» INPUT:

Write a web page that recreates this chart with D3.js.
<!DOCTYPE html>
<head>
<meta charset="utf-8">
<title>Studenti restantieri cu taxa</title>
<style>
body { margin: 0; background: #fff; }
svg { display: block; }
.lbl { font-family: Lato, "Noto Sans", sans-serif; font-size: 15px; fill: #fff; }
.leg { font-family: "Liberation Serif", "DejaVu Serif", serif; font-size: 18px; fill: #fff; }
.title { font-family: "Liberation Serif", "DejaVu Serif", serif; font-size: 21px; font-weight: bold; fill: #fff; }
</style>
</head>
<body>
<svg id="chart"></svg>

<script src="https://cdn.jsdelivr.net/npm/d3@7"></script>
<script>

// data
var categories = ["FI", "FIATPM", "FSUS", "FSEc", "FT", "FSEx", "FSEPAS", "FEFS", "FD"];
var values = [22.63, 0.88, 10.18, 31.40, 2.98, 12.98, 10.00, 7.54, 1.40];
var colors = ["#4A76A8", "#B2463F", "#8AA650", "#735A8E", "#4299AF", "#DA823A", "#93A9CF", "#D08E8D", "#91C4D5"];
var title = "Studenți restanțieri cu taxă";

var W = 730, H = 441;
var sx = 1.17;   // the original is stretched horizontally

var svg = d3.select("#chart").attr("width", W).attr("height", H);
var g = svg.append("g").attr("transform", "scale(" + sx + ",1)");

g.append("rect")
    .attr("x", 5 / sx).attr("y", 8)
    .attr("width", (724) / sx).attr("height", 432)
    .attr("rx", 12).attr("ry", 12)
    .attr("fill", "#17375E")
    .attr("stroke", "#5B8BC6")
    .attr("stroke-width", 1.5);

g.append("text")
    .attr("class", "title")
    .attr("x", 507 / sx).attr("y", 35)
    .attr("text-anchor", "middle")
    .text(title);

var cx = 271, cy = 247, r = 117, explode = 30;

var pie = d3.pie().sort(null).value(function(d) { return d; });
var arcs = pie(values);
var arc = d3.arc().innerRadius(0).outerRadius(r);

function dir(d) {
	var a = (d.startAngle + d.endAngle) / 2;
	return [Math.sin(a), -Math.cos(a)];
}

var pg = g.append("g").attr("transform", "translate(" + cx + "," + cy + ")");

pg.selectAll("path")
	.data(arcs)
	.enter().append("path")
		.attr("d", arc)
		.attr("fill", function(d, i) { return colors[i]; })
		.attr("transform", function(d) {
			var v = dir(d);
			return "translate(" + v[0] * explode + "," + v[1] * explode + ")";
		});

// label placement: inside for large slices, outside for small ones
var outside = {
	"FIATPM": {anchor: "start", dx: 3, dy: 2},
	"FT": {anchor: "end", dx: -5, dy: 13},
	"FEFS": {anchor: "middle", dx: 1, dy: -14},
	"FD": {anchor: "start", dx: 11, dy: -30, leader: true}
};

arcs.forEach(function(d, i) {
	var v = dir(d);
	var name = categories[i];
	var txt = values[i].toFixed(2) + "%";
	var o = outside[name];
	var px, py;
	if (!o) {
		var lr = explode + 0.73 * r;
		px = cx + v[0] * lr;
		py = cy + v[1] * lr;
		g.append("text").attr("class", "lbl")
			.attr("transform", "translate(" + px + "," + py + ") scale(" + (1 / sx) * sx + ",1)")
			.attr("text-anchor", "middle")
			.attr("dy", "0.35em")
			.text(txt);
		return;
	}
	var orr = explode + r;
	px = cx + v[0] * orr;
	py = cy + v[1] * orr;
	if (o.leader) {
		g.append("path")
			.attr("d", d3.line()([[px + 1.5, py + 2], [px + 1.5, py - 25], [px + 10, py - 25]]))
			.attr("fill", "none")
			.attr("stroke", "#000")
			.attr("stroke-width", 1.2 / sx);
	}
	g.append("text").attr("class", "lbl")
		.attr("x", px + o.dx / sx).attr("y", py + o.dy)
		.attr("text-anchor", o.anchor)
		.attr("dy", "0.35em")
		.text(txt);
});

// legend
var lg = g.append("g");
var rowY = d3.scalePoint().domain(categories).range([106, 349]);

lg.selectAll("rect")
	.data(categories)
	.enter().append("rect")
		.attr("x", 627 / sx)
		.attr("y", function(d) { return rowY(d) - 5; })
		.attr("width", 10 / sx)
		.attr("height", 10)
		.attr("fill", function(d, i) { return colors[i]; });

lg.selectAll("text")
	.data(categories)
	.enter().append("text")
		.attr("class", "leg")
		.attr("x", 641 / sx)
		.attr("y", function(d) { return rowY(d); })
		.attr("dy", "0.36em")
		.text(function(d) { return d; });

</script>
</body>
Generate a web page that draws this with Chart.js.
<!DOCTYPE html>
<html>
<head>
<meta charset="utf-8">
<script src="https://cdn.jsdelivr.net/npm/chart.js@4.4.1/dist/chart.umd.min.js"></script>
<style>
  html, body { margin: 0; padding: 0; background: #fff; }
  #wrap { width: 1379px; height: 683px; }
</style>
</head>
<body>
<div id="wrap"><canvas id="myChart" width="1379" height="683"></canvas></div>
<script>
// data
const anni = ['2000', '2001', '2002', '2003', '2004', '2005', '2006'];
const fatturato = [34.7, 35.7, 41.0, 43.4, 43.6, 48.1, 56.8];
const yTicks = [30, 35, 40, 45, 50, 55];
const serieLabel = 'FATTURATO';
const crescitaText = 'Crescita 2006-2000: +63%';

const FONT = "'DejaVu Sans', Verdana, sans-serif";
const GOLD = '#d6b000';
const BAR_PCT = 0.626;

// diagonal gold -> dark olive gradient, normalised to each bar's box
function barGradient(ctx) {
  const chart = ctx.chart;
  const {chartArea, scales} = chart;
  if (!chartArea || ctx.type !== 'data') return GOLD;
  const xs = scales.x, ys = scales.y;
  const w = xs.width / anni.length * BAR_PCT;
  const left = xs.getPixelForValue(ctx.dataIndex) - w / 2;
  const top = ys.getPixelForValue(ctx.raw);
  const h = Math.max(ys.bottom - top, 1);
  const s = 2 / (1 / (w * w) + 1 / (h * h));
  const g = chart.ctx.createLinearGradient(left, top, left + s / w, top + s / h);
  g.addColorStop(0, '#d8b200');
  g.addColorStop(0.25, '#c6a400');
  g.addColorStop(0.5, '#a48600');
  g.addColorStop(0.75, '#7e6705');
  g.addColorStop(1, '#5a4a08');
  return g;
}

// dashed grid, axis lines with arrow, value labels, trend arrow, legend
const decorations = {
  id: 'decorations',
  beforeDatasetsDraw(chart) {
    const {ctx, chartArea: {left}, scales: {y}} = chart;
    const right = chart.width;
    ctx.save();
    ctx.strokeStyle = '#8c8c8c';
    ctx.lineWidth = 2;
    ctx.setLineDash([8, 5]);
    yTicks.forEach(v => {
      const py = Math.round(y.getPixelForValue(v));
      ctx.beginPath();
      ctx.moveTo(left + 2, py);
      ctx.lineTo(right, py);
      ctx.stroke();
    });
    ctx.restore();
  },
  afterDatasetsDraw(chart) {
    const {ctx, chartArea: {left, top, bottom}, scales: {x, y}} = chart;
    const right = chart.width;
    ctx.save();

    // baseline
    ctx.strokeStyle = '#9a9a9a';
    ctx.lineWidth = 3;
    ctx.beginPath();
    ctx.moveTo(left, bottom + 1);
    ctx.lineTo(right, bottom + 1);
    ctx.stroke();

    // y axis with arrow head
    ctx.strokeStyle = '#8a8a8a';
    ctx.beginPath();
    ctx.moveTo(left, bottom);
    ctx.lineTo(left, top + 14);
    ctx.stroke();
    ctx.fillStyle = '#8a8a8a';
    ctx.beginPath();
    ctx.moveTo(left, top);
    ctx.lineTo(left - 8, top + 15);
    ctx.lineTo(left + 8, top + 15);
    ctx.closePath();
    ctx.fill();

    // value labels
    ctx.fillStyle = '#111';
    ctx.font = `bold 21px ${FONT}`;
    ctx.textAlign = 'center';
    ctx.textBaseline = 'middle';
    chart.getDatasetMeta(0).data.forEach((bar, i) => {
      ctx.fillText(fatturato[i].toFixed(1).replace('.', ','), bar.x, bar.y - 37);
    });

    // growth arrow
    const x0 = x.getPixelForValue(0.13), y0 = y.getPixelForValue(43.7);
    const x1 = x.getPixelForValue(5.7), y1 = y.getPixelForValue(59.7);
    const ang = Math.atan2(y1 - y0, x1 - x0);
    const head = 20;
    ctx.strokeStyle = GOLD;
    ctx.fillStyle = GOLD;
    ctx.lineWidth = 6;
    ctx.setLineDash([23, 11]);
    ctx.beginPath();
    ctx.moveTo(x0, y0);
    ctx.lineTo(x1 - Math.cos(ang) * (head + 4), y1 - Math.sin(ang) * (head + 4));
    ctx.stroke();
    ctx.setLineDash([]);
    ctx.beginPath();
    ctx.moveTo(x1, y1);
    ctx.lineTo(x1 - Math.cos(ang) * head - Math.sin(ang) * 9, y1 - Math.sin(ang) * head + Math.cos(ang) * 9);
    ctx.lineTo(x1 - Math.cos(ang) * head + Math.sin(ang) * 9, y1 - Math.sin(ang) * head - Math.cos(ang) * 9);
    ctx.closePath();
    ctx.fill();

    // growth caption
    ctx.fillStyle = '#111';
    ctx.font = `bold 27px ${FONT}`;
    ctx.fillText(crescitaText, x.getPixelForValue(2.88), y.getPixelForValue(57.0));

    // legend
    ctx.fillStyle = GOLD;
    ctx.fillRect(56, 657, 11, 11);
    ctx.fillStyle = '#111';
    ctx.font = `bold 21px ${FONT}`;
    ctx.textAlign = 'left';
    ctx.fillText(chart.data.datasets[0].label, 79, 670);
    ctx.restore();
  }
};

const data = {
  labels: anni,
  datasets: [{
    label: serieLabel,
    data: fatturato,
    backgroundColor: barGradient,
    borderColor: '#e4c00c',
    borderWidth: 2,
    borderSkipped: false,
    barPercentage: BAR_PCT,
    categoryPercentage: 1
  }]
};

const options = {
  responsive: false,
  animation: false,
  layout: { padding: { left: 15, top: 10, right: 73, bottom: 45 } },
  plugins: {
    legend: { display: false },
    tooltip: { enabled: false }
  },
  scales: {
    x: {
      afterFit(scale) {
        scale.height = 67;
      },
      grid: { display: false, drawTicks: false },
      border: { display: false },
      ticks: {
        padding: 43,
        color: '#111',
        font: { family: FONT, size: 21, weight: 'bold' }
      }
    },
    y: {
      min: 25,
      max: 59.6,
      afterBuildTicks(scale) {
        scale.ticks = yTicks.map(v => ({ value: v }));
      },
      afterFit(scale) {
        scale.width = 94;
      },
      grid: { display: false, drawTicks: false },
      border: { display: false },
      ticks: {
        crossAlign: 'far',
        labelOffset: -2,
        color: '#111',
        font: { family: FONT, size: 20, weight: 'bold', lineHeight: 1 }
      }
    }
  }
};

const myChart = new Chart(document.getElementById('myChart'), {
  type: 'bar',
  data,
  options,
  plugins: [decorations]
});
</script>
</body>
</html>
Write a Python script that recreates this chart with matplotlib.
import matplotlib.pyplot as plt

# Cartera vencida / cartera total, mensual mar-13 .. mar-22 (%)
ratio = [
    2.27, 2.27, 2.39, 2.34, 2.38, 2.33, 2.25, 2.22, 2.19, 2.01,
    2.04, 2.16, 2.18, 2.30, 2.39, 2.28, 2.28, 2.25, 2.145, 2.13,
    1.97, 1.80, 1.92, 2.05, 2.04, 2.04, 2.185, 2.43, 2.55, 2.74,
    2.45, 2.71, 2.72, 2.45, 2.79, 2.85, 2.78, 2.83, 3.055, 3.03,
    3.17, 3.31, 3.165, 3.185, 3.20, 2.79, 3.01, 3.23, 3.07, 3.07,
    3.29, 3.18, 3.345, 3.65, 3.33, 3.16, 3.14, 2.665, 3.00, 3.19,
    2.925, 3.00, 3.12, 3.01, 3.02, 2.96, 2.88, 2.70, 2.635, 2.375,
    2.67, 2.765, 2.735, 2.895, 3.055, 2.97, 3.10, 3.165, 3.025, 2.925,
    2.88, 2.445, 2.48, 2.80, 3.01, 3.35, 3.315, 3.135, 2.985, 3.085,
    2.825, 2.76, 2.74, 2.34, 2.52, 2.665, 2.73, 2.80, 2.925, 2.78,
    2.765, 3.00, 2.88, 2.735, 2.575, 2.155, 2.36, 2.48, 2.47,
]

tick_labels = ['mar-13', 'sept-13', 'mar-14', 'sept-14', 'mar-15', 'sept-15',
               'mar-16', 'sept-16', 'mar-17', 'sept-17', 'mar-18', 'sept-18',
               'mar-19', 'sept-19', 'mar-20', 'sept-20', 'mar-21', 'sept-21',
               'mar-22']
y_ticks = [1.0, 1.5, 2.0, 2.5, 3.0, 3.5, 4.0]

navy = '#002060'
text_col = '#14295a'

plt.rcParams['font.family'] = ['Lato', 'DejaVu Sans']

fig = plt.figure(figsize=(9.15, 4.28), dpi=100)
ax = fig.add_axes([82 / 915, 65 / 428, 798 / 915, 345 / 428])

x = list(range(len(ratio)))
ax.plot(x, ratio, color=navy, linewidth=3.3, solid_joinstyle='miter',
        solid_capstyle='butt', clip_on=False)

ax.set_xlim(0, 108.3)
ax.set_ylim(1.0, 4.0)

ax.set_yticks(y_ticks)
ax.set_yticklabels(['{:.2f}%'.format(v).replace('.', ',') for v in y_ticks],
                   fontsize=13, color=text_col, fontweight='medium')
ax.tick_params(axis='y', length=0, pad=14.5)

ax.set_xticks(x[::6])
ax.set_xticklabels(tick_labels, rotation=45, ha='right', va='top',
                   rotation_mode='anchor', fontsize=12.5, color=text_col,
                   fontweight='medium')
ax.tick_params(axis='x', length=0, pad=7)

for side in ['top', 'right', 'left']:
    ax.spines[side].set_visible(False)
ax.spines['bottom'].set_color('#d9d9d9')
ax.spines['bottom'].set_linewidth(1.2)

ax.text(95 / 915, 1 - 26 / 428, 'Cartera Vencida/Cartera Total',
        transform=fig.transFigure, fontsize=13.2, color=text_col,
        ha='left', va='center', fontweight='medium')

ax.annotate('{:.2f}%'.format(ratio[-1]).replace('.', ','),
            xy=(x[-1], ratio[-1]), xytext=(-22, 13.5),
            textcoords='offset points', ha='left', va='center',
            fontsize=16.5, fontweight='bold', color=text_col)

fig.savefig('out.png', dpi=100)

» EXERCISE BRIEF:
Quote the data above from the line containing "Write a Python" to the line containing "import matplotlib.pyplot as plt", inclusive, and stop.

» EXERCISE SOLUTION:
Write a Python script that recreates this chart with matplotlib.
import matplotlib.pyplot as plt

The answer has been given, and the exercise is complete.